Income Tax Officer (International Taxation) Vs. M/s. National Engineering Industries Ltd., (ITAT Kolkata), ITA No. 1270 and 1271/Kol/2010 dated 28th January, 2011
• National Engineering Industries Ltd. (the taxpayer) had entered into a License & Technical Assistance agreement with Brenco Inc., USA on 19th August, 2002 which expired on 25th June, 2007. Under the agreement the taxpayer was required to pay a certain amount as royalty to Brenco Inc.
• The taxpayer entered into a new agreement with Brenco Inc., USA on 17th August, 2007 wherein at clause (e) it was stated that the new agreement was effective from 26th June, 2007.
• In the new agreement, changes were effected in respect of royalty payable, grant of license, technical assistance and plant visitation. There were also changes to percentage of royalties to be paid.
• The Ministry of Industry, Government of India vide letter dated 5th March, 2008 granted approval to the new agreement.
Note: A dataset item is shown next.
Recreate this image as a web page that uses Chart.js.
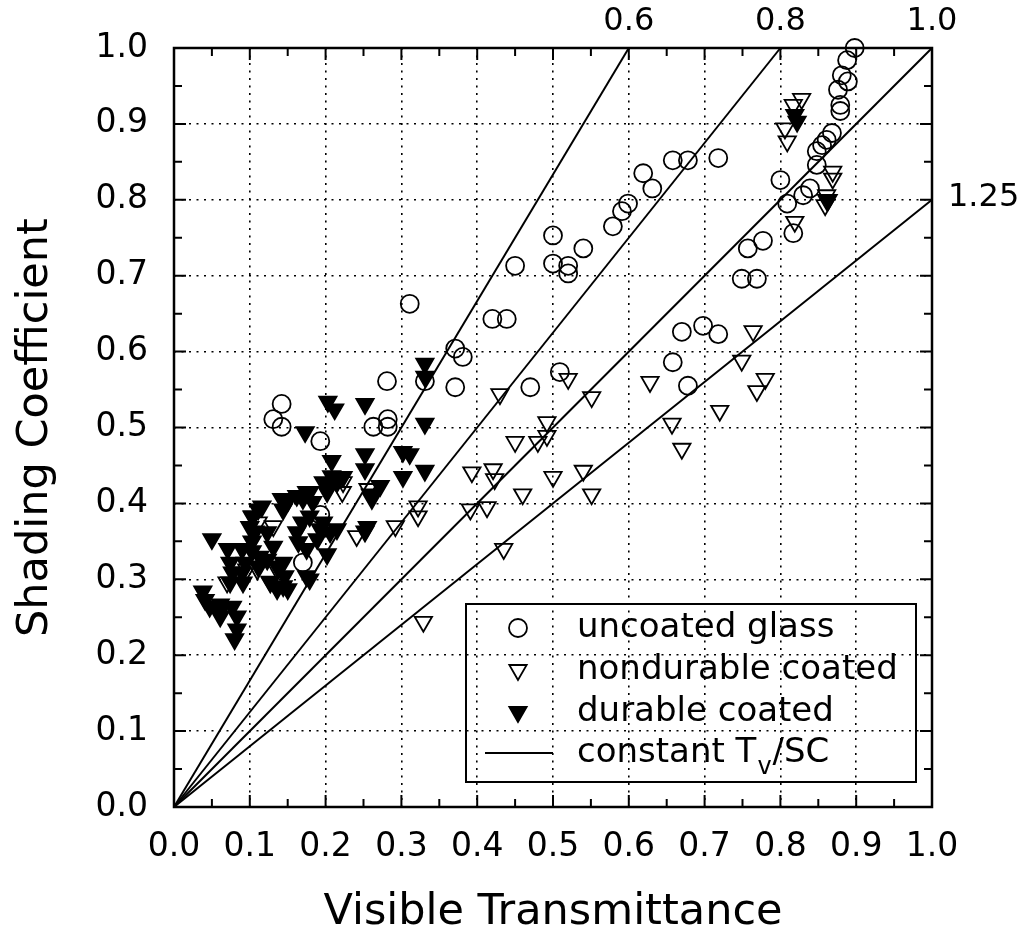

• The taxpayer made an application under section 195 of the Indian Income tax Act (the Act) contending that as the new agreement was entered into after 1st June 2005, the rate of withholding tax applicable on the royalty payments was 10.5575 % per section 11 5A(1 )(b)(AA) of the Act.
• The AO was of the view that the new agreement was in continuation to the earlier agreement entered into by the taxpayer. i.e. before 1st June, 2005. Hence, as per section 1 15A(1 )(b)(A) of the Act the applicable rate of withholding tax would be 20% (plus surcharge and cess). However as the taxpayer was entitled to relief under section 90 of the Act, tax on royalty payments should be withheld at the rate of 15% per Article 12 of the Indo US Double Taxation Avoidance Agreement.
• The Commissioner of Income tax (Appeals) CIT(A) observed that the agreements provided for changes in the clauses with regard to royalty, grant of license, technical assistance and plant visitation as well as the percentage of royalty. The CIT(A) held that although a clause was added in the new agreement to provide for a continuity in the agreements, in essence, it was a new agreement with many amended terms and conditions.
• Accordingly the CIT(A) held that the new agreement was not an extension of the earlier agreement, but a fresh agreement entered after 1st June, 2005. The tax payer was eligible for the benefit of lower rate of withholding tax @ 10.5575% on the payment of royalty as provided by Finance Act, 2009.
Issues before the Tribunal- Whether the royalty agreement dated 17.8.2007 could be considered as a new agreement entered into after 01.06.2005 and not an extension of the old agreement and hence withholding tax was to be deducted @ 10.5575% and not 15%.
Ruling of the Tribunal- The Calcutta Tribunal considered the material on record as well as the reasoning given by the CIT (A) in holding that tax was required to be withheld at the rate of 10.5575 % and not 15% and concurred with the view of the CIT(A) , that the new agreement was not in continuation of the existing agreement but a fresh agreement entered into after 1st June, 2005. Hence the benefit of lower withholding tax rate as per section 115A(1 )(b)(AA) of the Act would be available to the tax payer.
Conclusion- Based on the facts of the case the Calcutta Tribunal has held that where a new agreement, has modified the principle terms of the earlier agreement, (though in continuation of the said agreement), could be considered as a new agreement.